Even if the court collapsed all the non-Syrian defendants into one legal shell, Ebrahim points to no evidence that any of these defendants actually did anything on the rig or were in any way responsible for what happened. For example, Ebrahim does not say that one of the non-Syrian defendants supplied the ladder. Ebrahim does swear that he saw some of the managers of the rig wearing jackets bearing indicia of the Royal Dutch/Shell group of companies. Assuming this to be true, it is unremarkable that the Shell name and symbol are used throughout its subsidiaries. The wearing of a Shell jacket yields no clue about the identity or role of the people whom he saw. If he were able to swear that a man wearing a Shell jacket bumped into the ladder, causing it to fall, he might be in a position to connect some Shell to his injury, but he cannot.

All of the defendants except Al Furat and Syrian National are mere shareholders of the potentially liable companies, and they are entitled to a judgment in their favor.

 
4. Personal Jurisdiction.

Even if Ebrahim could show some active responsibility on the part of the non-Syrian defendants, this court has personal jurisdiction over only Shell Oil Company. All the other defendants are incorporated and domiciled abroad with no contacts in the United States, except Pecten Syria Petroleum Company. Pecten is a Delaware corporation with its principal place of business in Syria; it has no presence in Texas. The necessity of personal jurisdiction before a court may act on a defendant has always been universally recognized. See Pennoyer v. Neff, 95 U.S. 714, 24 L. Ed. 565 (1877). Every defendant other than Shell Oil can be also be dismissed for lack of personal jurisdiction.

 
5. Foreign Governments.

Ebrahim is left to complain about Al Furat and Syrian National Petroleum, the two defendants that in fact had something to do with this accident. They are both immune from civil liability in American courts. See The Foreign Sovereign Immunities Act, 28 U.S.C. ยง 1603 (1990). An entity is immune from suit if it is an instrumentality of a foreign state. Syrian National Petroleum is the arm of the Syrian government that develops that nation's mineral patrimony.

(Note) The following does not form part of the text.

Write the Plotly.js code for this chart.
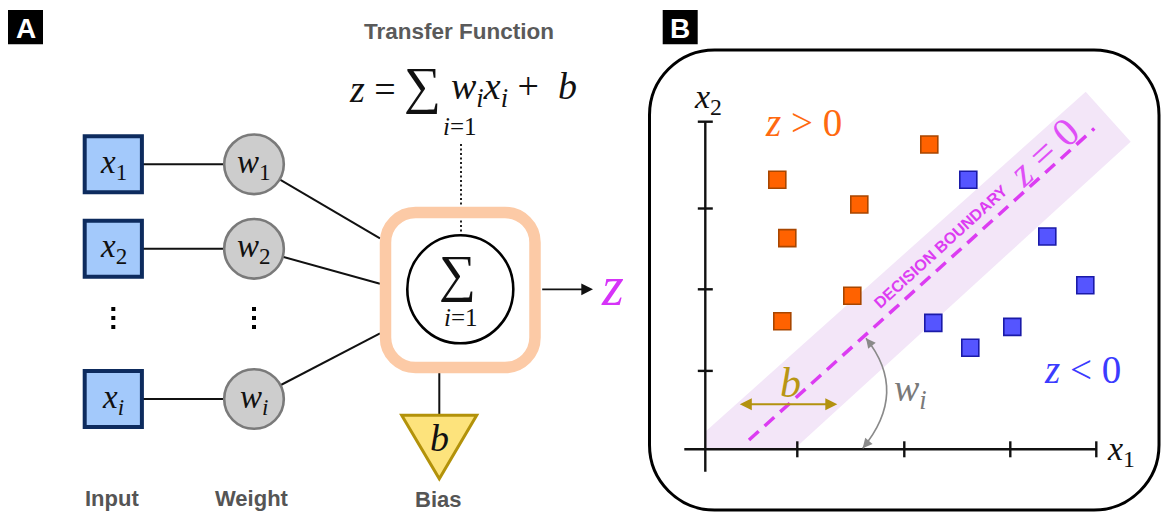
<!DOCTYPE html>
<html>
<head>
<meta charset="utf-8">
<script src="https://cdn.plot.ly/plotly-3.0.1.min.js"></script>
<style>html,body{margin:0;padding:0;background:#fff;}#chart{width:1161px;height:512px;}</style>
</head>
<body>
<div id="chart"></div>
<script>
// ---------- Panel A : perceptron diagram (node layout, pixel units) ----------
const inputLabels  = ['<i>x</i><sub>1</sub>', '<i>x</i><sub>2</sub>', '<i>x</i><sub><i>i</i></sub>'];
const weightLabels = ['<i>w</i><sub>1</sub>', '<i>w</i><sub>2</sub>', '<i>w</i><sub><i>i</i></sub>'];
const nodeRowY     = [164.3, 248.8, 399];
const boxEntryY    = [238.3, 283.7, 333.3];
const ellipsisY    = [309, 318, 327];
const columnLabels = ['Input', 'Weight', 'Bias'];

// ---------- Panel B : decision boundary data (x1, x2 units) ----------
const orangeX = [2.24, 0.72, 1.54, 0.82, 1.47, 0.77];
const orangeY = [3.81, 3.37, 3.06, 2.64, 1.92, 1.60];
const blueX   = [2.63, 3.42, 3.80, 2.28, 3.07, 2.65];
const blueY   = [3.37, 2.66, 2.05, 1.58, 1.53, 1.27];
const xTicks  = [0.92, 1.99, 3.05];
const yTicks  = [0.98, 2.00, 3.01];
const bandX   = [0, 0, 3.804, 4.254, 0.887];
const bandY   = [0, 0.22, 4.47, 3.845, 0];
const boundaryX = [0.437, 3.89];
const boundaryY = [0.116, 4.01];

// ---------- layout constants ----------
const W = 1161, H = 512;
const inX = 113.3, wX = 254;
const OX = 705.3, OY = 449.3, UX = 100, UY = 80, LEFT = 655;   // panel B origin (px) and unit sizes
const MAG = '#dc3cf2';
const SERIF = 'Liberation Serif, DejaVu Serif, serif';
const SANS = 'Liberation Sans, Arial, sans-serif';
const AX = {color: '#111', width: 2.4};

function rrPath(x0, y0, x1, y1, r) {
  const k = 0.4477 * r;
  return `M${x0+r},${y0} L${x1-r},${y0} C${x1-k},${y0} ${x1},${y0+k} ${x1},${y0+r} ` +
         `L${x1},${y1-r} C${x1},${y1-k} ${x1-k},${y1} ${x1-r},${y1} ` +
         `L${x0+r},${y1} C${x0+k},${y1} ${x0},${y1-k} ${x0},${y1-r} ` +
         `L${x0},${y0+r} C${x0},${y0+k} ${x0+k},${y0} ${x0+r},${y0} Z`;
}
function polyPath(xs, ys) {
  return 'M' + xs.map((x, i) => x + ',' + ys[i]).join(' L') + ' Z';
}

const shapes = [];
const ann = [];
const P = {xref: 'x', yref: 'y'};
const Q = {xref: 'x2', yref: 'y2'};

// panel labels
[[8, 'A'], [662.7, 'B']].forEach(([x, t]) => {
  shapes.push({...P, type: 'rect', x0: x, x1: x + 35, y0: 10, y1: 44.3, fillcolor: '#000', line: {width: 0}});
  ann.push({...P, x: x + 17.5, y: 28, text: '<b>' + t + '</b>', showarrow: false,
    font: {family: SANS, size: 28, color: '#fff'}});
});

// connection lines A
nodeRowY.forEach((y, i) => {
  shapes.push({...P, type: 'line', x0: inX, x1: wX, y0: y, y1: y, line: {color: '#111', width: 2}});
  shapes.push({...P, type: 'line', x0: wX, x1: 380, y0: y, y1: boxEntryY[i], line: {color: '#111', width: 2}});
});
// dotted line from formula
shapes.push({...P, type: 'line', x0: 461, x1: 461, y0: 144, y1: 236, line: {color: '#222', width: 2, dash: '2px,2.5px'}});
// bias stem
shapes.push({...P, type: 'line', x0: 439.3, x1: 439.3, y0: 372, y1: 415, line: {color: '#111', width: 2}});
// orange rounded frame
shapes.push({...P, type: 'path', path: rrPath(385.5, 212.5, 535, 367.5, 30), line: {color: '#fccaa6', width: 11.5}, fillcolor: 'rgba(0,0,0,0)'});
// summation circle
shapes.push({...P, type: 'circle', x0: 407.3, x1: 513.3, y0: 235.3, y1: 343.3, line: {color: '#000', width: 2.6}, fillcolor: '#fff'});
// input boxes and weight circles
nodeRowY.forEach((y, i) => {
  shapes.push({...P, type: 'rect', x0: inX - 28.6, x1: inX + 28.6, y0: y - 28, y1: y + 28, fillcolor: '#a3c9fb', line: {color: '#0d2b5e', width: 4}});
  shapes.push({...P, type: 'circle', x0: wX - 29.8, x1: wX + 29.8, y0: y - 29.8, y1: y + 29.8, fillcolor: '#cdcdcd', line: {color: '#7a7a7a', width: 2.6}});
  ann.push({...P, x: inX, y: y, text: inputLabels[i], showarrow: false, font: {family: SERIF, size: 33, color: '#111'}});
  ann.push({...P, x: wX, y: y, text: weightLabels[i], showarrow: false, font: {family: SERIF, size: 33, color: '#111'}});
});
// bias triangle
shapes.push({...P, type: 'path', path: 'M401.7,415.3 L476.7,415.3 L439.3,478.7 Z', fillcolor: '#fde37c', line: {color: '#b3920a', width: 3}});

// texts A
ann.push({...P, x: 459, y: 31, text: '<b>Transfer Function</b>', showarrow: false, font: {family: SANS, size: 22.5, color: '#5a5a5a'}});
ann.push({...P, x: 347, y: 89, xanchor: 'left', text: '<i>z</i> =', showarrow: false, font: {family: SERIF, size: 38, color: '#111'}});
ann.push({...P, x: 422, y: 86, text: '∑', showarrow: false, font: {family: SERIF, size: 52, color: '#111'}});
ann.push({...P, x: 449, y: 89, xanchor: 'left', text: '<i>w</i><sub><i>i</i></sub><i>x</i><sub><i>i</i></sub> +  <i>b</i>', showarrow: false, font: {family: SERIF, size: 38, color: '#111'}});
ann.push({...P, x: 460, y: 126, text: '<i>i</i>=1', showarrow: false, font: {family: SERIF, size: 25, color: '#111'}});
ann.push({...P, x: 457, y: 274, text: '∑', showarrow: false, font: {family: SERIF, size: 52, color: '#111'}});
ann.push({...P, x: 461, y: 317, text: '<i>i</i>=1', showarrow: false, font: {family: SERIF, size: 25, color: '#111'}});
ann.push({...P, x: 439.3, y: 437.5, text: '<i>b</i>', showarrow: false, font: {family: SERIF, size: 38, color: '#111'}});
ann.push({...P, x: 612, y: 286, text: '<i>z</i>', showarrow: false, font: {family: SERIF, size: 56, color: '#d633f8'}});
ann.push({...P, x: 593, y: 289.3, ax: 540.7, ay: 289.3, axref: 'x', ayref: 'y', text: '', showarrow: true,
  arrowhead: 2, arrowsize: 1.3, arrowwidth: 1.8, arrowcolor: '#111'});
[[111.7, 498], [252.3, 498], [437.5, 499]].forEach(([x, y], i) => {
  ann.push({...P, x: x, y: y, text: '<b>' + columnLabels[i] + '</b>', showarrow: false, font: {family: SANS, size: 22, color: '#555'}});
});

// ---------- Panel B ----------
shapes.push({...P, type: 'path', path: rrPath(649.5, 50, 1159, 510, 65), line: {color: '#000', width: 3}, fillcolor: 'rgba(0,0,0,0)'});
shapes.push({...Q, type: 'path', path: polyPath(bandX, bandY), fillcolor: '#f3e6f8', line: {width: 0}, layer: 'below'});
// axes
shapes.push({...Q, type: 'line', x0: 0, x1: 0, y0: -0.28, y1: 4.095, line: AX});
shapes.push({...Q, type: 'line', x0: -0.21, x1: 3.91, y0: 0, y1: 0, line: AX});
shapes.push({...Q, type: 'line', xsizemode: 'pixel', xanchor: 0, x0: -7.5, x1: 7.5, y0: 4.095, y1: 4.095, line: AX});
shapes.push({...Q, type: 'line', ysizemode: 'pixel', yanchor: 0, x0: 3.91, x1: 3.91, y0: -8, y1: 8, line: AX});
yTicks.forEach(t => shapes.push({...Q, type: 'line', xsizemode: 'pixel', xanchor: 0, x0: -7.5, x1: 7.5, y0: t, y1: t, line: AX}));
xTicks.forEach(t => shapes.push({...Q, type: 'line', ysizemode: 'pixel', yanchor: 0, x0: t, x1: t, y0: -8, y1: 8, line: AX}));
// curved w_i arrow
shapes.push({...P, type: 'path', path: 'M866,338.3 Q909,392 862.7,448.3', line: {color: '#8a8a8a', width: 1.6}, fillcolor: 'rgba(0,0,0,0)'});
ann.push({...P, x: 866, y: 338.3, ax: 871, ay: 344.6, axref: 'x', ayref: 'y', text: '', showarrow: true, arrowhead: 2, arrowsize: 1.2, arrowwidth: 1.6, arrowcolor: '#8a8a8a'});
ann.push({...P, x: 862.7, y: 448.3, ax: 868, ay: 442, axref: 'x', ayref: 'y', text: '', showarrow: true, arrowhead: 2, arrowsize: 1.2, arrowwidth: 1.6, arrowcolor: '#8a8a8a'});
// b double arrow
ann.push({...P, x: 837.3, y: 404.3, ax: 738.3, ay: 404.3, axref: 'x', ayref: 'y', text: '', showarrow: true, arrowside: 'end+start',
  arrowhead: 2, arrowsize: 1.2, arrowwidth: 2, arrowcolor: '#b3920f'});

// texts B
ann.push({...P, x: 708, y: 99, text: '<i>x</i><sub>2</sub>', showarrow: false, font: {family: SERIF, size: 34, color: '#111'}});
ann.push({...P, x: 1121, y: 451, text: '<i>x</i><sub>1</sub>', showarrow: false, font: {family: SERIF, size: 34, color: '#111'}});
ann.push({...P, x: 803, y: 122, text: '<i>z</i> > 0', showarrow: false, font: {family: SERIF, size: 39, color: '#ff6a10'}});
ann.push({...P, x: 1082, y: 369, text: '<i>z</i> < 0', showarrow: false, font: {family: SERIF, size: 39, color: '#3b3bff'}});
ann.push({...P, x: 941, y: 246.7, text: '<b>DECISION BOUNDARY</b>', textangle: -42.3, showarrow: false, font: {family: SANS, size: 16, color: MAG}});
ann.push({...P, x: 1043, y: 152, text: '<i>z</i> = 0', textangle: -42.3, showarrow: false, font: {family: SERIF, size: 40, color: '#df4ff7'}});
ann.push({...P, x: 790.5, y: 383, text: '<i>b</i>', showarrow: false, font: {family: SERIF, size: 42, color: '#b89614'}});
ann.push({...P, x: 910, y: 391, text: '<i>w</i><sub><i>i</i></sub>', showarrow: false, font: {family: SERIF, size: 38, color: '#7a7a7a'}});

// ---------- traces ----------
const traces = [
  {x: [inX, inX, inX, wX, wX, wX], y: ellipsisY.concat(ellipsisY), xaxis: 'x', yaxis: 'y', mode: 'markers',
   marker: {symbol: 'square', size: 4, color: '#000'}, hoverinfo: 'skip'},
  {x: boundaryX, y: boundaryY, xaxis: 'x2', yaxis: 'y2', mode: 'lines',
   line: {color: MAG, width: 3.5, dash: '13px,8px'}, hoverinfo: 'skip'},
  {x: orangeX, y: orangeY, xaxis: 'x2', yaxis: 'y2', mode: 'markers', name: 'z > 0',
   marker: {symbol: 'square', size: 17, color: '#ff6200', line: {color: '#a84600', width: 1.6}}},
  {x: blueX, y: blueY, xaxis: 'x2', yaxis: 'y2', mode: 'markers', name: 'z < 0',
   marker: {symbol: 'square', size: 17, color: '#5555ff', line: {color: '#1a1aa8', width: 1.6}}}
];

const layout = {
  width: W, height: H, margin: {l: 0, r: 0, t: 0, b: 0},
  paper_bgcolor: '#fff', plot_bgcolor: 'rgba(0,0,0,0)', showlegend: false, hovermode: false,
  xaxis:  {range: [0, W], visible: false, fixedrange: true},
  yaxis:  {range: [H, 0], visible: false, fixedrange: true},
  xaxis2: {domain: [LEFT / W, 1], range: [-(OX - LEFT) / UX, (W - OX) / UX], anchor: 'y2', visible: false, fixedrange: true},
  yaxis2: {domain: [0, 1], range: [-(H - OY) / UY, OY / UY], anchor: 'x2', visible: false, fixedrange: true},
  shapes: shapes, annotations: ann
};
Plotly.newPlot('chart', traces, layout, {staticPlot: true, displayModeBar: false});
</script>
</body>
</html>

The board of directors of Al Furat is controlled by the Syrian government through Syrian National Petroleum. Syria retains title to the sub-surface minerals in Syria. Al Furat exists as a means for Syria to exploit Syrian resources in Syria, as a direct governmental policy. Al Furat is an instrumentality of Syria.

Ebrahim asserts that this case is an exception to sovereign immunity because the claim arises from merely commercial activities outside the United States that have a direct effect in the United States. See Harris v. VAO Intourist Moscow, 481 F. Supp. 1056, 1063 (E.D.N.Y.1979). The law may have that exception, but again Ebrahim has no basis in fact for pleading the exception. His evidence for the effect in this case is that, because about 40% of the oil consumed in the United States is imported, an accident injuring a perforation worker on a rig in Syria has a direct effect within the United States. Even if we include the additional fact that this accident reduces the healthy American workforce since the worker is an *68 American, the domestic effect is remote and contingent and imperceptible.

 
6. Conclusion.

If Ebrahim has a claim, he will have to make it against the party who did the acts of which he wants to complain, and he will have to bring the suit in a court that has both personal and subject jurisdiction. This is the kind of lets-sue-anybody-and-maybe-figure-it-out-later suit that produces the need for sanctions and waste to the economy.